DATA PROVIDED
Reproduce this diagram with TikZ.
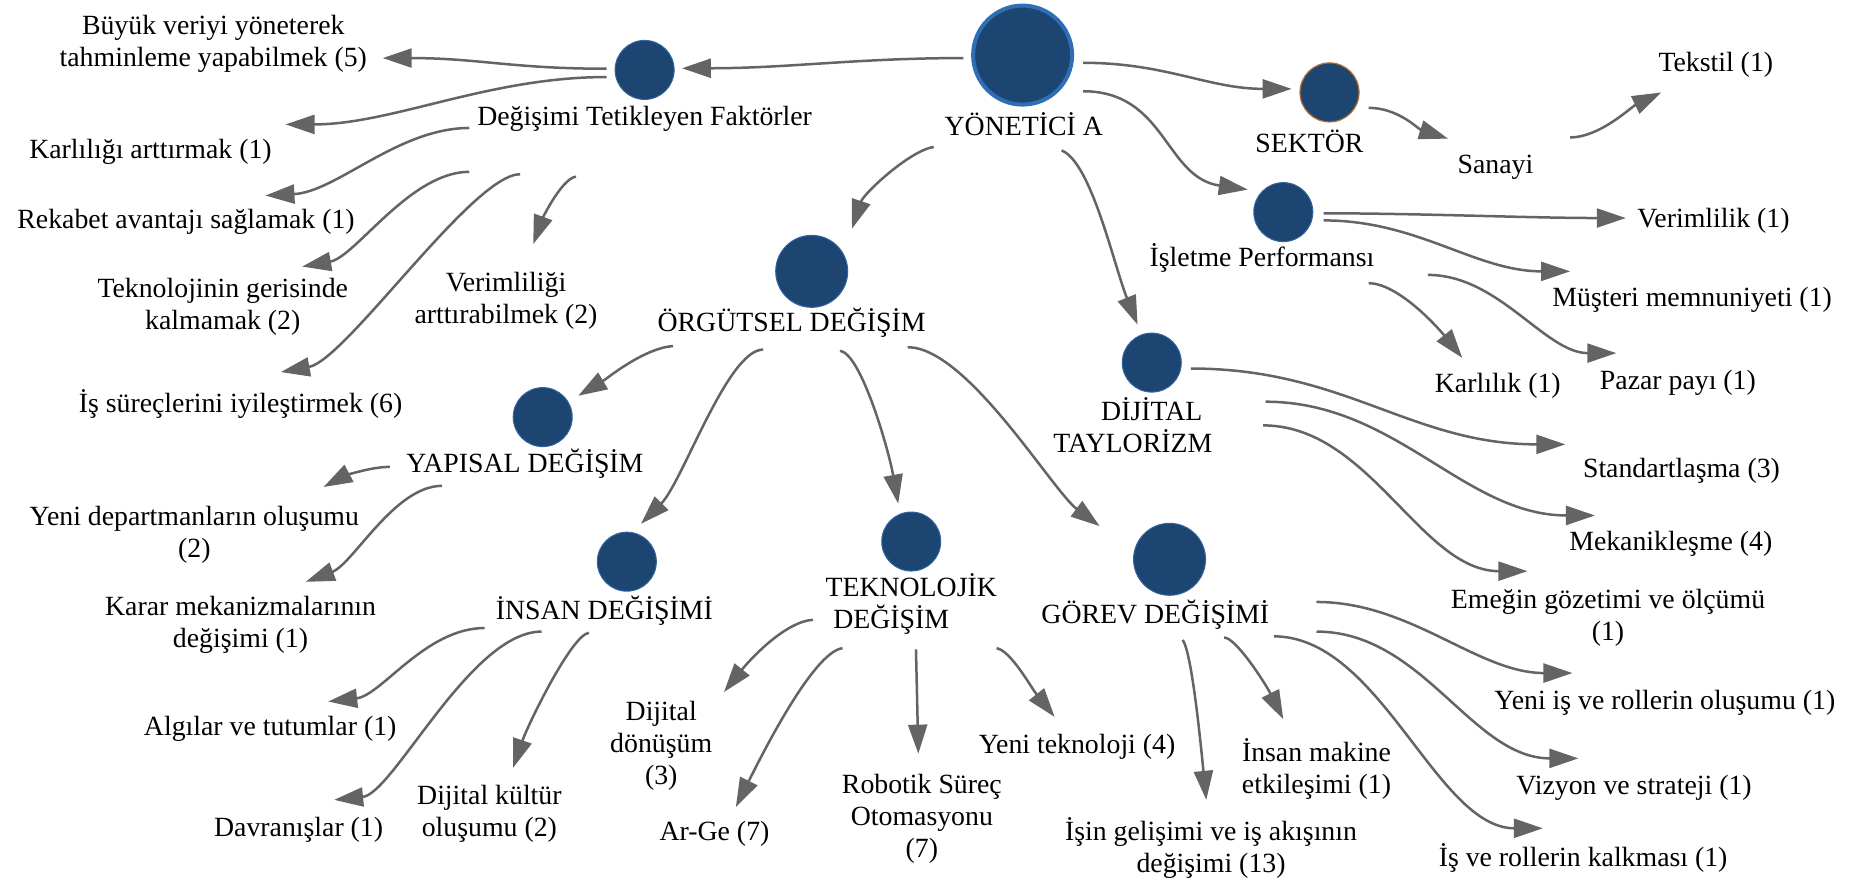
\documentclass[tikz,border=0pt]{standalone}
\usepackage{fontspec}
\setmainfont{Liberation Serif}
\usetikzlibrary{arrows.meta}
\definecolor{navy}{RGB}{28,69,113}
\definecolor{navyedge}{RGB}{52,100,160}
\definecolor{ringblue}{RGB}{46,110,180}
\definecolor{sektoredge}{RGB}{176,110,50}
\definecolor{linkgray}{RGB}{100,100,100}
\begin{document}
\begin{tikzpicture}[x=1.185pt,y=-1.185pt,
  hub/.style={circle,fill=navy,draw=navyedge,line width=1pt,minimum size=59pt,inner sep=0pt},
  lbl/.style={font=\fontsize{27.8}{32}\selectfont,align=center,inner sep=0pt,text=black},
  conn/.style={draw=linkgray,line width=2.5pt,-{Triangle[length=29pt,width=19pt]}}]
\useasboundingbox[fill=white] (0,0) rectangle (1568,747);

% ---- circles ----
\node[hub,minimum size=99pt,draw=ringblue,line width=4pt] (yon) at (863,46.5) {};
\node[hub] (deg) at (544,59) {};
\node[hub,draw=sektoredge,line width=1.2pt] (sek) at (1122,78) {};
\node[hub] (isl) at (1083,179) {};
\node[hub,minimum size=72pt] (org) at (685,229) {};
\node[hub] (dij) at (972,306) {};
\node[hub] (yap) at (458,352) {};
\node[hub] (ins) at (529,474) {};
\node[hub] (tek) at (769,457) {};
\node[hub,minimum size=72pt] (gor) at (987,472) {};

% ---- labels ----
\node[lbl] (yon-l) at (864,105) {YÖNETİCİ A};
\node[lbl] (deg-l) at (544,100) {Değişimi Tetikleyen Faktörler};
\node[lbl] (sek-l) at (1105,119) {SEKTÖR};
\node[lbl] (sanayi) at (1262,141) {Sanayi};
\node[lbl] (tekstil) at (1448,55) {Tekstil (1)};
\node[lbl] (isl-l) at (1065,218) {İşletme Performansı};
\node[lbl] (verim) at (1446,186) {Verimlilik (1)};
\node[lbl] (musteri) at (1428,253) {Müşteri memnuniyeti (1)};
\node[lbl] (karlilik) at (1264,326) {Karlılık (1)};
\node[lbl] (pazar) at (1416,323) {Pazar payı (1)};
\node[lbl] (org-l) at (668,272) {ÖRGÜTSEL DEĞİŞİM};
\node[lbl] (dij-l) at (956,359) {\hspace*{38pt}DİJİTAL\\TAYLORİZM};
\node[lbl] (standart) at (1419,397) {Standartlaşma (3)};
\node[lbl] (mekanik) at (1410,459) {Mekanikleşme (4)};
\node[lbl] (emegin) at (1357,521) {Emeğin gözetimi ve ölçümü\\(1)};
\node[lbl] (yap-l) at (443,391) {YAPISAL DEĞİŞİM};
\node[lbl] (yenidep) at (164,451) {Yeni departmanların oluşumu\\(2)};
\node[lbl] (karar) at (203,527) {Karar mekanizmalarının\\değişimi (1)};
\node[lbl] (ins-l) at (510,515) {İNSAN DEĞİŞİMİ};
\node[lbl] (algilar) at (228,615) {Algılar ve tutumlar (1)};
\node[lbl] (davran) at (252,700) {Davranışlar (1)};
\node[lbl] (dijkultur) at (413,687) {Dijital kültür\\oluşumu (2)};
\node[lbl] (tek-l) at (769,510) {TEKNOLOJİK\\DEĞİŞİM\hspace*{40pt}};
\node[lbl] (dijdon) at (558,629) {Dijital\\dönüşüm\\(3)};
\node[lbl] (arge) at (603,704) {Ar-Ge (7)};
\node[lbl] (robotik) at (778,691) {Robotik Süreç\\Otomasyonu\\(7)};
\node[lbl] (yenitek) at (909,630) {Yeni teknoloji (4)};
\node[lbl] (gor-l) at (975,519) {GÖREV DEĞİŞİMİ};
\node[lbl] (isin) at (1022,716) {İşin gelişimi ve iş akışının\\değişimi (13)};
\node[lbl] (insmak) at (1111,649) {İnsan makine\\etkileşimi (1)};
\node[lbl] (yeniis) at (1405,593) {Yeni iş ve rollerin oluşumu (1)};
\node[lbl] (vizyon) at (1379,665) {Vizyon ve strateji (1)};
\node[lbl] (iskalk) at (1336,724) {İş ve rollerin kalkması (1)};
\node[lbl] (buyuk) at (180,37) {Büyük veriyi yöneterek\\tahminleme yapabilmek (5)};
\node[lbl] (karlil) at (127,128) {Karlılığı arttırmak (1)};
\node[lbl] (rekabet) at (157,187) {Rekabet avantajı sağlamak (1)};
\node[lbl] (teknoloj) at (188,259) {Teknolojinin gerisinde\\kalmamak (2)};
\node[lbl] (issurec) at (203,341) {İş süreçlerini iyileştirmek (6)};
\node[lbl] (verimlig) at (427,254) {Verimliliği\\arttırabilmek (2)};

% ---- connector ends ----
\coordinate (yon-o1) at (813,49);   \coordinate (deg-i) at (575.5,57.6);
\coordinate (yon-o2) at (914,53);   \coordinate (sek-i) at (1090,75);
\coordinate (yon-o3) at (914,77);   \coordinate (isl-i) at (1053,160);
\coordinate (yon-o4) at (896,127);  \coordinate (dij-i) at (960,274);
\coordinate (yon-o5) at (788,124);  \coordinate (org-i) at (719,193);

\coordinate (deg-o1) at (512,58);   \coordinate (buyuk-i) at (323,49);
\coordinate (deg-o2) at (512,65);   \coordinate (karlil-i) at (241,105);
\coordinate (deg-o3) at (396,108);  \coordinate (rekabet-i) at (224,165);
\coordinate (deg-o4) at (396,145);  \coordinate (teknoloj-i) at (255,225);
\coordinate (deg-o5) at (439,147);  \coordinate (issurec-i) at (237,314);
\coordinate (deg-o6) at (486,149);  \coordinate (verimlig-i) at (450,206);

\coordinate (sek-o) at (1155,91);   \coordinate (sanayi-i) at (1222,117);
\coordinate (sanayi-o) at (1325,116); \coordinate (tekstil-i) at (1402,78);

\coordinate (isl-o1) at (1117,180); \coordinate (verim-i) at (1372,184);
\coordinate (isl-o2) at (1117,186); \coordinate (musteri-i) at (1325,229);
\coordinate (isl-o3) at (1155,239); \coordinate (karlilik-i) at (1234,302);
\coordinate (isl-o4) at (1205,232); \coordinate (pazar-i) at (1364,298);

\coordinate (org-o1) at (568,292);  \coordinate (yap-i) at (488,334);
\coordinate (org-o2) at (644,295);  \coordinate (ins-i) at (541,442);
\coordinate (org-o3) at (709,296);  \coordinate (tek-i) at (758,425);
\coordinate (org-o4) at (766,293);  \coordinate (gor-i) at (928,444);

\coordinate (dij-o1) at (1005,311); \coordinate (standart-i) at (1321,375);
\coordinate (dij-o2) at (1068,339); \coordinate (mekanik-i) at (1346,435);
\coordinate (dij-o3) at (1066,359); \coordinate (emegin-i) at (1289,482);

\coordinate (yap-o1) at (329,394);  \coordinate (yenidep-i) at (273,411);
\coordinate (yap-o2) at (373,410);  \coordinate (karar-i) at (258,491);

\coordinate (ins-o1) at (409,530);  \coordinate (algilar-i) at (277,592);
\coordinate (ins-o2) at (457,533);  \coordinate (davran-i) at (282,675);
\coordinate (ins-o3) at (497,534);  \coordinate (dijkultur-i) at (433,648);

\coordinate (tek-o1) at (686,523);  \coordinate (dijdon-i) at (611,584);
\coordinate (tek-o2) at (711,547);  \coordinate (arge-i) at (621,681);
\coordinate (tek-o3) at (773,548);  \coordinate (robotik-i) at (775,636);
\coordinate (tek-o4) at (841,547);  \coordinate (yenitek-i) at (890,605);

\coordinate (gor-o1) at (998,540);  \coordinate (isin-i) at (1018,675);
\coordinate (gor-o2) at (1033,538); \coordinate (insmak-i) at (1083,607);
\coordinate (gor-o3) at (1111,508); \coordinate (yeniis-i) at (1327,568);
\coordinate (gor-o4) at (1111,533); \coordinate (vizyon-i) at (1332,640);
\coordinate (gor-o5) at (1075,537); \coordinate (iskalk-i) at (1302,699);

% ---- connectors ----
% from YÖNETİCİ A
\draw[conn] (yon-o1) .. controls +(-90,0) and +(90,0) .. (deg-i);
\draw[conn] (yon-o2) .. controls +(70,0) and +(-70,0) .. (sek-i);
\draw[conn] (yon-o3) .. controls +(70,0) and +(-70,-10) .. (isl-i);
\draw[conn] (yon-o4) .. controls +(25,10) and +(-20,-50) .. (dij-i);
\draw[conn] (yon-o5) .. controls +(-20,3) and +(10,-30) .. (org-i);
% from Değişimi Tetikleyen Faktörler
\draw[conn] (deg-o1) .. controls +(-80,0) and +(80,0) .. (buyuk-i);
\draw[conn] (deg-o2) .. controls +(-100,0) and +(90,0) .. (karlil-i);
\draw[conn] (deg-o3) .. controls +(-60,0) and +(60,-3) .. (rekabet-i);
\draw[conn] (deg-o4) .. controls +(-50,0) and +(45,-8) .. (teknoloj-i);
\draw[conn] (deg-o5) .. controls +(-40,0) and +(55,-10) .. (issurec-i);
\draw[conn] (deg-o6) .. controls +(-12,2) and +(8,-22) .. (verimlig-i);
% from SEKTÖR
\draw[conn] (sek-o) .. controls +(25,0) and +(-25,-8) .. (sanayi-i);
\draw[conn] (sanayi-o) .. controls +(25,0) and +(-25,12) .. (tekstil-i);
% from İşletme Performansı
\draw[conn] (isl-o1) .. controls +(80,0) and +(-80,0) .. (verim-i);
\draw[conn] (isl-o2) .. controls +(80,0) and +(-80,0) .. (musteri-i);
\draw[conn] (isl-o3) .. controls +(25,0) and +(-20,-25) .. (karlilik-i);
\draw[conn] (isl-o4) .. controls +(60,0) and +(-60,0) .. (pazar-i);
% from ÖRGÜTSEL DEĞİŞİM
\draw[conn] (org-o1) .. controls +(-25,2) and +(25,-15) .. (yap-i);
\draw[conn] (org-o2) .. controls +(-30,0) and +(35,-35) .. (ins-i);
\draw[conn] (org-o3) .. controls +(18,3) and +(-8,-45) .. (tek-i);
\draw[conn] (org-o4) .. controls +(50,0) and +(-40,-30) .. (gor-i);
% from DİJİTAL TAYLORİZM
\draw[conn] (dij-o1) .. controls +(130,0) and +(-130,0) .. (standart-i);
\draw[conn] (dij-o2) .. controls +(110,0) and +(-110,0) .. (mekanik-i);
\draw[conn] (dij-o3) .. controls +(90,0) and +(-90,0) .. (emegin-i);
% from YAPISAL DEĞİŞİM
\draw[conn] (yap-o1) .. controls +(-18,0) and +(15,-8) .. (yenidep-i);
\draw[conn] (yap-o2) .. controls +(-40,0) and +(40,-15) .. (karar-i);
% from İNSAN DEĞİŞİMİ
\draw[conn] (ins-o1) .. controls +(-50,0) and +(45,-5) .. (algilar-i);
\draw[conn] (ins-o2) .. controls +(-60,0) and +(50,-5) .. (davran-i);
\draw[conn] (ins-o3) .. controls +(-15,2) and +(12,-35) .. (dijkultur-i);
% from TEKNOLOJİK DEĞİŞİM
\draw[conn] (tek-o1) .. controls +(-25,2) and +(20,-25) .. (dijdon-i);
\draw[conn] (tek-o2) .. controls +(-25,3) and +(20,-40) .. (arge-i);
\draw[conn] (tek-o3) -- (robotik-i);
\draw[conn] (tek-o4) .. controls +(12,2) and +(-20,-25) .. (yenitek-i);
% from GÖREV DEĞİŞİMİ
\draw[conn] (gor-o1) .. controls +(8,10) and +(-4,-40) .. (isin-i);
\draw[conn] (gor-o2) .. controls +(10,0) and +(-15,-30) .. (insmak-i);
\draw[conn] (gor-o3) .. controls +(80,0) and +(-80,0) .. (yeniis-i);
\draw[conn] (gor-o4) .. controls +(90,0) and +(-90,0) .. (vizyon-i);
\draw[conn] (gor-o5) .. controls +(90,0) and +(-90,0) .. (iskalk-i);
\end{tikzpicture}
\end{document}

GIVEN EXERCISE
Please restate the material above line by line, exactly, beginning at its first line and ending with the line that contains "(0,0) rectangle (1568,747);", without any pictures.

RESPONSE TO THE TASK
Reproduce this diagram with TikZ.
\documentclass[tikz,border=0pt]{standalone}
\usepackage{fontspec}
\setmainfont{Liberation Serif}
\usetikzlibrary{arrows.meta}
\definecolor{navy}{RGB}{28,69,113}
\definecolor{navyedge}{RGB}{52,100,160}
\definecolor{ringblue}{RGB}{46,110,180}
\definecolor{sektoredge}{RGB}{176,110,50}
\definecolor{linkgray}{RGB}{100,100,100}
\begin{document}
\begin{tikzpicture}[x=1.185pt,y=-1.185pt,
  hub/.style={circle,fill=navy,draw=navyedge,line width=1pt,minimum size=59pt,inner sep=0pt},
  lbl/.style={font=\fontsize{27.8}{32}\selectfont,align=center,inner sep=0pt,text=black},
  conn/.style={draw=linkgray,line width=2.5pt,-{Triangle[length=29pt,width=19pt]}}]
\useasboundingbox[fill=white] (0,0) rectangle (1568,747);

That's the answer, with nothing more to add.